:: TO DO ::
Where a line holds the word "size", copy that line.

======== GIVEN INFORMATION ========

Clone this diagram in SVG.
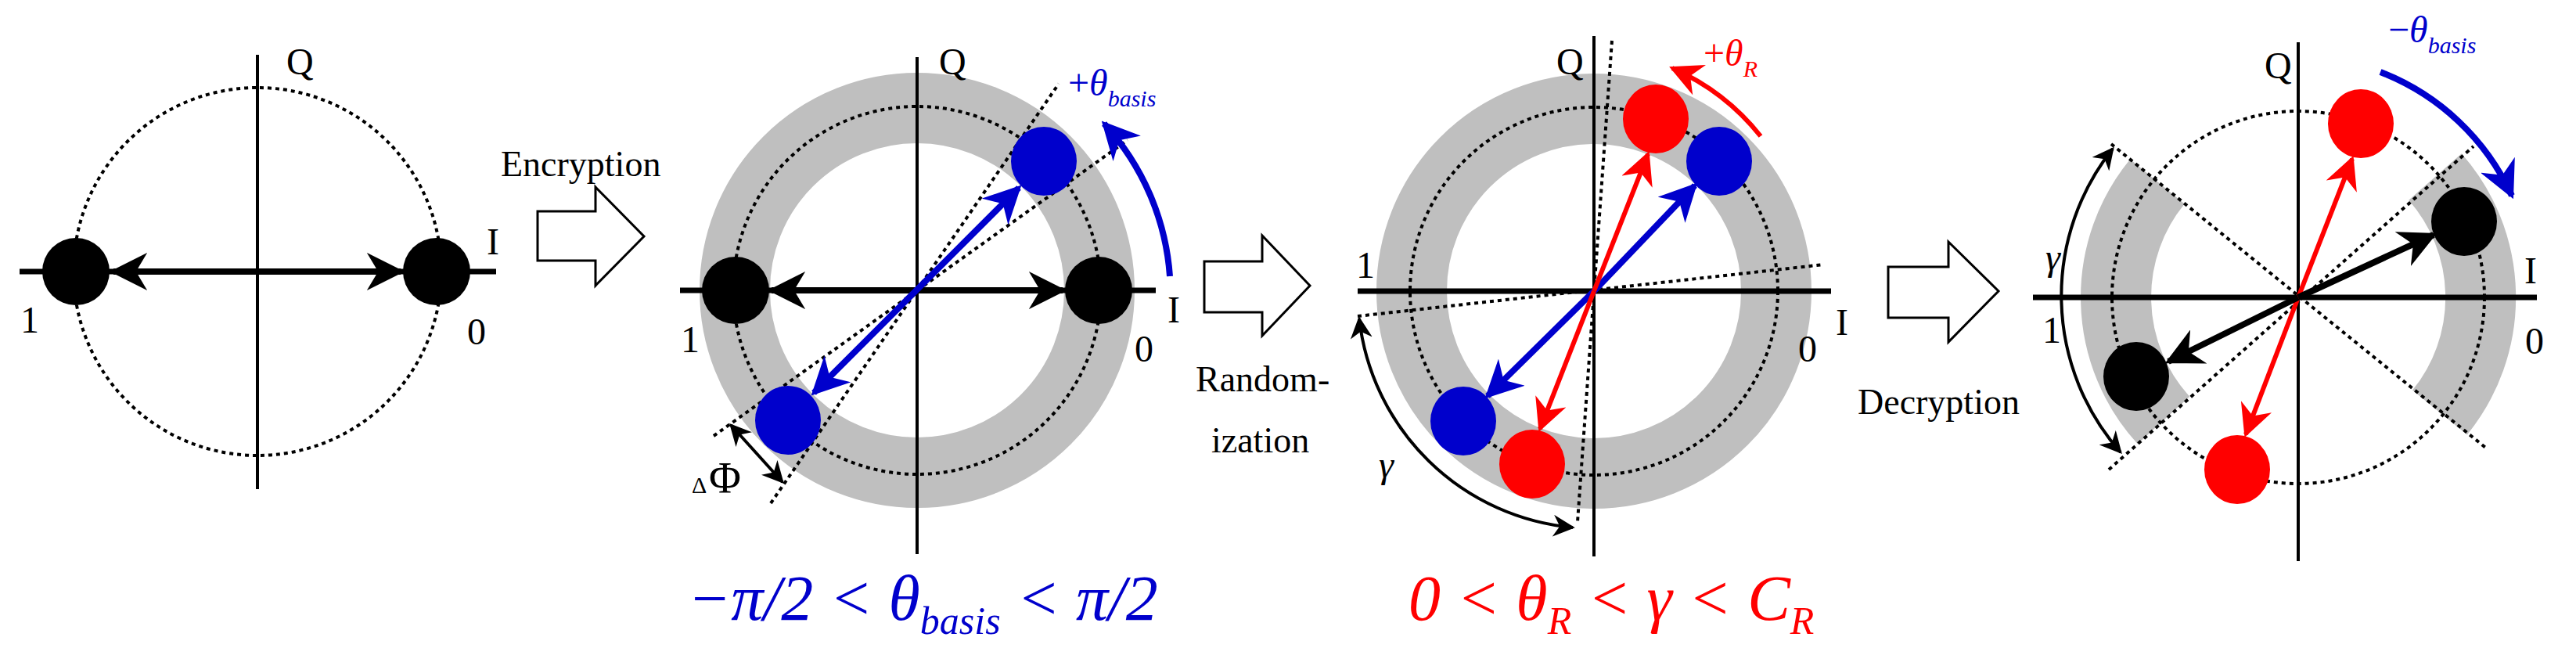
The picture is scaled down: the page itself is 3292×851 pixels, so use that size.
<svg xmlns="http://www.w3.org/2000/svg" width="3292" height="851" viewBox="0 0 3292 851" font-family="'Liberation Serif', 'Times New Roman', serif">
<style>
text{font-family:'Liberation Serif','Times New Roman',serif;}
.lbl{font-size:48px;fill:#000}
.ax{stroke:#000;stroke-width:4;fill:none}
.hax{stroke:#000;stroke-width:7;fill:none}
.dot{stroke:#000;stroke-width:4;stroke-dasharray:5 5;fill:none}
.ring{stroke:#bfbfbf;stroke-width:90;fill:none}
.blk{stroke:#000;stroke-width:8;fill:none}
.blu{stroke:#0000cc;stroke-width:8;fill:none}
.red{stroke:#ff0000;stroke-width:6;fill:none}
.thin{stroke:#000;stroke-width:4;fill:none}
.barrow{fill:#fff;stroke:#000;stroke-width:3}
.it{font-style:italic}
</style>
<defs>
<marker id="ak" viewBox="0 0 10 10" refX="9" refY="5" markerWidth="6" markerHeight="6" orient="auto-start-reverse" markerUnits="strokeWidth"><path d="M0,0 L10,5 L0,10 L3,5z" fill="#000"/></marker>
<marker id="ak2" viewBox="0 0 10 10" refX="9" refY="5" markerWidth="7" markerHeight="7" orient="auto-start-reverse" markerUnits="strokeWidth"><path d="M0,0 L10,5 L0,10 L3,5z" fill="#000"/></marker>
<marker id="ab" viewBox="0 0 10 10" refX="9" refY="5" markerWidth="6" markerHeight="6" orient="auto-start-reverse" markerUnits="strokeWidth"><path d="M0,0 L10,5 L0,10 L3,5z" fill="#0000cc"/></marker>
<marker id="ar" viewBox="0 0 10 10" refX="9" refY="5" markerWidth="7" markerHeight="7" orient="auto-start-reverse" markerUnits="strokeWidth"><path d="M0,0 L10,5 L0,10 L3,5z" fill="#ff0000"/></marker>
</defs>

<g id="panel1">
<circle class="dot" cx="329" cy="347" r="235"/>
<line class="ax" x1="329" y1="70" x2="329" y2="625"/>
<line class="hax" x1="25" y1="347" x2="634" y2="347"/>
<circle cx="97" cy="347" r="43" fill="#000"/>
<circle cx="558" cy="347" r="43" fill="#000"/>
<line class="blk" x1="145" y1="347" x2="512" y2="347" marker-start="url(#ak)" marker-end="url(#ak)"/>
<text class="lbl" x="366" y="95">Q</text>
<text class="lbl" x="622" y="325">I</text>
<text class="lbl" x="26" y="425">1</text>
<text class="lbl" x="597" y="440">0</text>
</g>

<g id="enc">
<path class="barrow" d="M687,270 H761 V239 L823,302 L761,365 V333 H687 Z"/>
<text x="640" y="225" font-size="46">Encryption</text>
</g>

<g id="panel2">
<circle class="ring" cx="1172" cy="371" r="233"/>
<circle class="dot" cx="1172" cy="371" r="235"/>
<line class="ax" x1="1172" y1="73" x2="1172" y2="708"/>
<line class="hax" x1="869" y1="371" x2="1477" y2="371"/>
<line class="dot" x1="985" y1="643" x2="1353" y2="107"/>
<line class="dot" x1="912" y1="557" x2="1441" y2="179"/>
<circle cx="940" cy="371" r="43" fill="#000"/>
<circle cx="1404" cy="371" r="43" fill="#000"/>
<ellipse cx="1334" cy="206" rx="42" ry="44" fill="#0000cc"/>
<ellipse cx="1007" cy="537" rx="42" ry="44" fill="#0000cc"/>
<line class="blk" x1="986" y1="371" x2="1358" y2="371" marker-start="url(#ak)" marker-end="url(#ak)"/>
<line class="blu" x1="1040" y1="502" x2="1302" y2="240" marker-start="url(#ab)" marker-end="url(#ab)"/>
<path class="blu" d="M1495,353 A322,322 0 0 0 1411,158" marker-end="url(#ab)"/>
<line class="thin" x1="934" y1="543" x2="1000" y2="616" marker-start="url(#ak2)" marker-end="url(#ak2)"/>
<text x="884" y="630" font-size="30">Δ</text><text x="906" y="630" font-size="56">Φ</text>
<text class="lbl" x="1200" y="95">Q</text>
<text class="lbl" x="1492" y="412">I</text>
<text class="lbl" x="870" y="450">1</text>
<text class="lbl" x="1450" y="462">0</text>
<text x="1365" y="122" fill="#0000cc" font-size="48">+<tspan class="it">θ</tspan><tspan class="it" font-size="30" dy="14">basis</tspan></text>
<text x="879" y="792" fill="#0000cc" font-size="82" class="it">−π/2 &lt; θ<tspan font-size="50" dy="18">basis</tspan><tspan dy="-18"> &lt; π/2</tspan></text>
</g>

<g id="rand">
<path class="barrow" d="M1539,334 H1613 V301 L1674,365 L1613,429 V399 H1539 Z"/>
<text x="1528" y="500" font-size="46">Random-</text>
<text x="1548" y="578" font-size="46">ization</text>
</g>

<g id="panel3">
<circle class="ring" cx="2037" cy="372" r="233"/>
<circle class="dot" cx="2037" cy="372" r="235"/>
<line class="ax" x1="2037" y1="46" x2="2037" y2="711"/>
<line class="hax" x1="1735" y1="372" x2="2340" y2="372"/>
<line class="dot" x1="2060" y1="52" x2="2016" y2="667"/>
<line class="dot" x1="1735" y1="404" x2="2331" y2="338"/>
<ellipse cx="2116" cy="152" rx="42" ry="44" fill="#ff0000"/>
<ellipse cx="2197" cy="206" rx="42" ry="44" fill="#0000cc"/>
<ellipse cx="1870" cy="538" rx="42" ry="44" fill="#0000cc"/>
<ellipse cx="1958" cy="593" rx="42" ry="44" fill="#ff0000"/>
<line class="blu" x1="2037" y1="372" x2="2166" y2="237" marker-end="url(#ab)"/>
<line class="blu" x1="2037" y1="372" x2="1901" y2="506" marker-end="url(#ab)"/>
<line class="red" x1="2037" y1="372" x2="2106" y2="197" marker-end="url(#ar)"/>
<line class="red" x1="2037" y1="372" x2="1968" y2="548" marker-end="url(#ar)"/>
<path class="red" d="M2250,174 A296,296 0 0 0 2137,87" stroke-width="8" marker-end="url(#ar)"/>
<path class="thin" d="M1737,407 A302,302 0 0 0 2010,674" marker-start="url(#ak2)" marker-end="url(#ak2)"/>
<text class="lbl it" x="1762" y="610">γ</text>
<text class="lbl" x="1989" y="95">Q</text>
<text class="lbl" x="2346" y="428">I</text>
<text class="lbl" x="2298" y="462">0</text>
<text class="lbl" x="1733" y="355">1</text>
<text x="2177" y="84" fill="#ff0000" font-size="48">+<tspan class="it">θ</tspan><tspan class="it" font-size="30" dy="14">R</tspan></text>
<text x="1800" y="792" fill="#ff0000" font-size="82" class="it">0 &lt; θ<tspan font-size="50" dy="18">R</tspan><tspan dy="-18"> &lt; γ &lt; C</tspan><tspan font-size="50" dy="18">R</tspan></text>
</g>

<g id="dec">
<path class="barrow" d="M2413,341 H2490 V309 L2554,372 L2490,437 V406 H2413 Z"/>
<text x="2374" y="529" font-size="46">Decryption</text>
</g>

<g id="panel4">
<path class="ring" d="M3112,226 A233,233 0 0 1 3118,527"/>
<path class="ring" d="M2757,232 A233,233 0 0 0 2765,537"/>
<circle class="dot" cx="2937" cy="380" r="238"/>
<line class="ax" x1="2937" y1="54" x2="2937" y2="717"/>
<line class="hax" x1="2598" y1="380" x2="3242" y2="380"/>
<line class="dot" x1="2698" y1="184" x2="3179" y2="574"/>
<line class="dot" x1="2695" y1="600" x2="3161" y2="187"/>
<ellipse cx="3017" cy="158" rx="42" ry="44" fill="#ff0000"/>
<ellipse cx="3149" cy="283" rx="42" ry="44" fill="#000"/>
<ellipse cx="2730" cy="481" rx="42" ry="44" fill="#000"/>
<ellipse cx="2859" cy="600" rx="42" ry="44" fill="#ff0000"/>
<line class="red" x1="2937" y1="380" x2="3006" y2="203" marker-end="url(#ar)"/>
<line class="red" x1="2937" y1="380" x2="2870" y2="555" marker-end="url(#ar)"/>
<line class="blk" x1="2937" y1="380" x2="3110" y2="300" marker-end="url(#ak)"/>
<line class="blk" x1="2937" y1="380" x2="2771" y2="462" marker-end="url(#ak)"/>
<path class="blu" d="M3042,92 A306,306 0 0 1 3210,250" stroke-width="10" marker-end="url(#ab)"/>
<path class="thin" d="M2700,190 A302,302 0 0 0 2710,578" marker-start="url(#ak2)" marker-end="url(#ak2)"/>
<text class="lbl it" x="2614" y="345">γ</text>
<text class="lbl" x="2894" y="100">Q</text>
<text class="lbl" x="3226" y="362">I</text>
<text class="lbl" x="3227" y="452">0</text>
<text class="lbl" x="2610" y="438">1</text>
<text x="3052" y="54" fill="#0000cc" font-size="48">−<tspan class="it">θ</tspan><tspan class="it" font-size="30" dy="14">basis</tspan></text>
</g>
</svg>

========

:: TASK OUTPUT ::
The picture is scaled down: the page itself is 3292×851 pixels, so use that size.
.lbl{font-size:48px;fill:#000}
<text x="640" y="225" font-size="46">Encryption</text>
<text x="884" y="630" font-size="30">Δ</text><text x="906" y="630" font-size="56">Φ</text>
<text x="1365" y="122" fill="#0000cc" font-size="48">+<tspan class="it">θ</tspan><tspan class="it" font-size="30" dy="14">basis</tspan></text>
<text x="879" y="792" fill="#0000cc" font-size="82" class="it">−π/2 &lt; θ<tspan font-size="50" dy="18">basis</tspan><tspan dy="-18"> &lt; π/2</tspan></text>
<text x="1528" y="500" font-size="46">Random-</text>
<text x="1548" y="578" font-size="46">ization</text>
<text x="2177" y="84" fill="#ff0000" font-size="48">+<tspan class="it">θ</tspan><tspan class="it" font-size="30" dy="14">R</tspan></text>
<text x="1800" y="792" fill="#ff0000" font-size="82" class="it">0 &lt; θ<tspan font-size="50" dy="18">R</tspan><tspan dy="-18"> &lt; γ &lt; C</tspan><tspan font-size="50" dy="18">R</tspan></text>
<text x="2374" y="529" font-size="46">Decryption</text>
<text x="3052" y="54" fill="#0000cc" font-size="48">−<tspan class="it">θ</tspan><tspan class="it" font-size="30" dy="14">basis</tspan></text>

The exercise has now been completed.